Friday, March 8, 2013

A Month in the Life of Pacific Gardens

While Pacific Gardens still was under construction, we shareholder / developers used to discuss our vision of what it would be like to live in cohousing.

Kathryn recounted her experience of living in a housing cooperative* in London, Ontario. She said it had been a really cool place. It was a hub of interesting and fun activities, not just for the people who lived there, but for the larger community as well. She envisaged that Pacific Gardens would play a similar role in Nanaimo.
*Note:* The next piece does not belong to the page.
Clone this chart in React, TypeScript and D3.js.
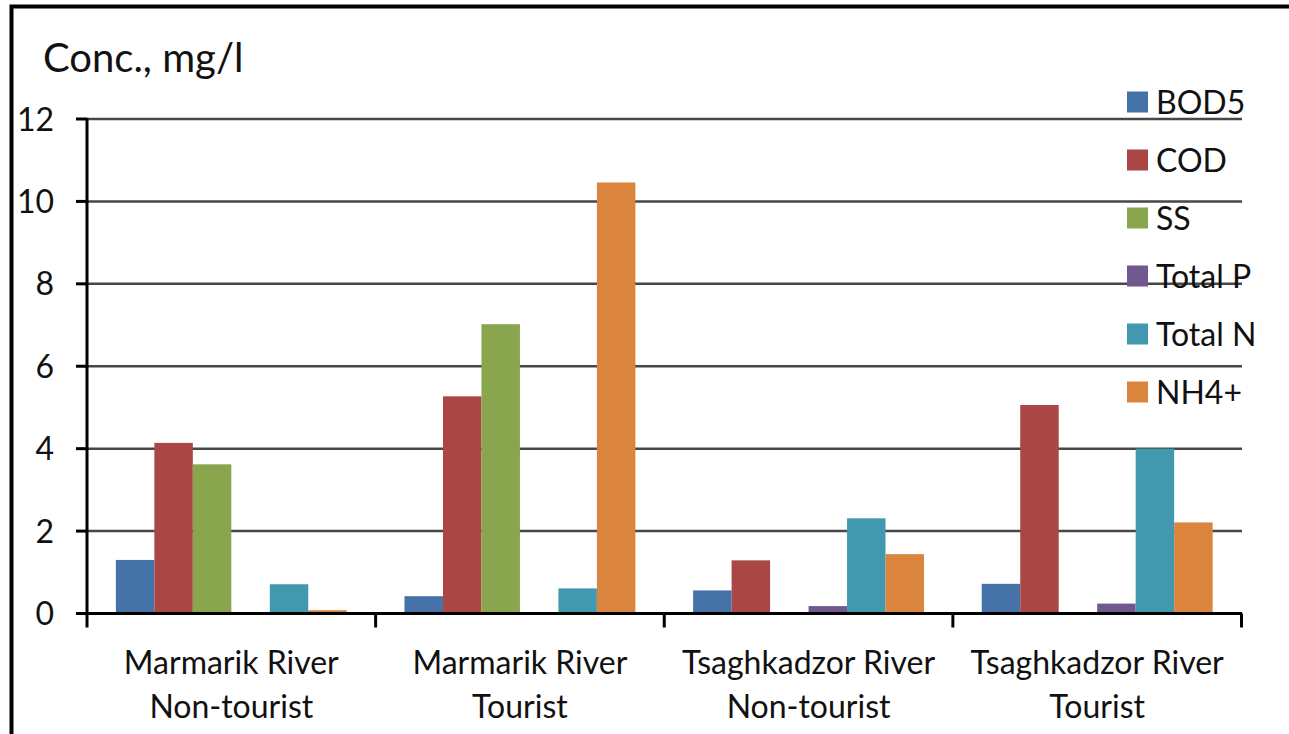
import React from "react";
import * as d3 from "d3";

const categories = [
  ["Marmarik River", "Non-tourist"],
  ["Marmarik River", "Tourist"],
  ["Tsaghkadzor River", "Non-tourist"],
  ["Tsaghkadzor River", "Tourist"],
];
const seriesNames = ["BOD5", "COD", "SS", "Total P", "Total N", "NH4+"];
const seriesColors = ["#4572A7", "#AA4643", "#89A54E", "#71588F", "#4198AF", "#DB843D"];
const bod5 = [1.3, 0.42, 0.56, 0.72];
const cod = [4.14, 5.27, 1.29, 5.06];
const ss = [3.62, 7.02, 0, 0];
const totalP = [0, 0, 0.18, 0.24];
const totalN = [0.71, 0.61, 2.31, 4.0];
const nh4 = [0.08, 10.46, 1.44, 2.21];
const seriesValues = [bod5, cod, ss, totalP, totalN, nh4];
const yTicks = [0, 2, 4, 6, 8, 10, 12];

const W = 1289;
const H = 734;
const FONT = "Lato, 'Open Sans', sans-serif";

export default function App() {
  const x = d3.scaleBand<number>().domain(d3.range(categories.length)).range([87, 1241.5]).padding(0);
  const bw = x.bandwidth() / 7.5;
  const y = d3.scaleLinear().domain([0, 12]).range([613.5, 119]);
  const x0 = 87;
  const x1 = 1242;

  return (
    <svg width={W} height={H} style={{ position: "absolute", left: 0, top: 0, background: "#fff" }} fontFamily={FONT}>
      <rect x={0} y={0} width={W} height={H} fill="#fff" />
      {/* frame */}
      <path d={`M11.5,${H + 5} V6.5 H${W + 5}`} fill="none" stroke="#000" strokeWidth={4} />
      {/* title */}
      <text x={43} y={72} fontSize={40} fill="#111">Conc., mg/l</text>
      {/* gridlines */}
      {yTicks.filter((t) => t > 0).map((t) => (
        <line key={t} x1={x0} x2={x1} y1={y(t)} y2={y(t)} stroke="#474747" strokeWidth={2.5} />
      ))}
      {/* bars */}
      {seriesValues.map((vals, si) =>
        vals.map((v, ci) =>
          v > 0 ? (
            <rect
              key={`${si}-${ci}`}
              x={(x(ci) as number) + 0.75 * bw + si * bw}
              y={y(v)}
              width={bw}
              height={y(0) - y(v)}
              fill={seriesColors[si]}
            />
          ) : null
        )
      )}
      {/* y axis */}
      <line x1={x0} x2={x0} y1={y(12) - 1} y2={y(0)} stroke="#000" strokeWidth={3} />
      {yTicks.map((t) => (
        <g key={t}>
          <line x1={76} x2={x0} y1={y(t)} y2={y(t)} stroke="#000" strokeWidth={3} />
          <text x={54} y={y(t)} dy="0.36em" textAnchor="end" fontSize={32} fill="#111">
            {t}
          </text>
        </g>
      ))}
      {/* x axis */}
      <line x1={76} x2={x1} y1={y(0)} y2={y(0)} stroke="#000" strokeWidth={3} />
      {d3.range(categories.length + 1).map((i) => {
        const xi = i < categories.length ? (x(i) as number) : (x(categories.length - 1) as number) + x.bandwidth();
        return <line key={i} x1={xi} x2={xi} y1={y(0)} y2={y(0) + 14} stroke="#000" strokeWidth={3} />;
      })}
      {categories.map((c, i) => (
        <text key={i} textAnchor="middle" fontSize={32} fill="#111">
          <tspan x={(x(i) as number) + x.bandwidth() / 2} y={674}>{c[0]}</tspan>
          <tspan x={(x(i) as number) + x.bandwidth() / 2} y={718}>{c[1]}</tspan>
        </text>
      ))}
      {/* legend */}
      {seriesNames.map((n, i) => {
        const cy = 102 + i * 58;
        return (
          <g key={n}>
            <rect x={1127} y={cy - 10.5} width={21} height={21} fill={seriesColors[i]} />
            <text x={1156} y={cy} dy="0.36em" fontSize={32} fill="#111">{n}</text>
          </g>
        );
      })}
    </svg>
  );
}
When I saw the March issue of The Bloomin’ News, the newsletter that Sharon publishes, it brought home to me the fact that Kathryn’s dream had come true. Just check out a month in the life of Pacific Gardens; in this case it was February 2013:

  • 3 birthday parties, the youngest 1, the oldest 83
  • 1 NVC [Non-Violent Communication] workshop
  • seeds have sprouted in cold frames
  • Family Sing
  • 2 residents got pneumonia
  • at least one "Ladies Night" get together
  • Nanaimo Green Party AGM
  • a flood [involving the central hot water heater]
  • someone learned a new magic trick
  • someone went nude bungee jumping [offsite, at the Nanaimo River!]
  • one Qi Gong lesson
  • 4 men's group sessions
  • work progressed in "front yard" by pond
  • a fun group game of Encore [described in Kathryn's blog post entitled With A Song in My Heart]
  • we successfully defended the community against Smart Meters for the 4th time [Proud Members of Team Tinfoil and Team Tinfoil Stands Firm]
  • 3 pairs of ducks nested
  • a small walking club began
  • we purchased 20 new chairs for the dining hall
  • 8 yoga classes
  • the floor seams were repaired
  • the snowdrops and crocus bloomed
  • 1500 plus people viewed one of our Facebook posts!
  • 5 community meetings
  • 4 meditation sessions
  • a community circle
  • a book club meeting
  • 4 community potlucks [you are welcome to join us for our potlucks at 6:00 pm on Thursdays]
  • 1 Council of Canadians meeting
  • the garden was visited by several deer
  • 2 residents were hospitalized
  • the frogs began singing
  • potholes [in the parking lot] were refilled
  • neighbours enjoyed each other
  • the community got stronger

  • What modest Sharon did not include in her list was that a useful newsletter was published to help residents keep on top of what was going on. Thank you, Sharon!

    * For the sake of clarity, there are some technical differences between a cohousing complex and a housing cooperative, but in practical terms there are many similarities.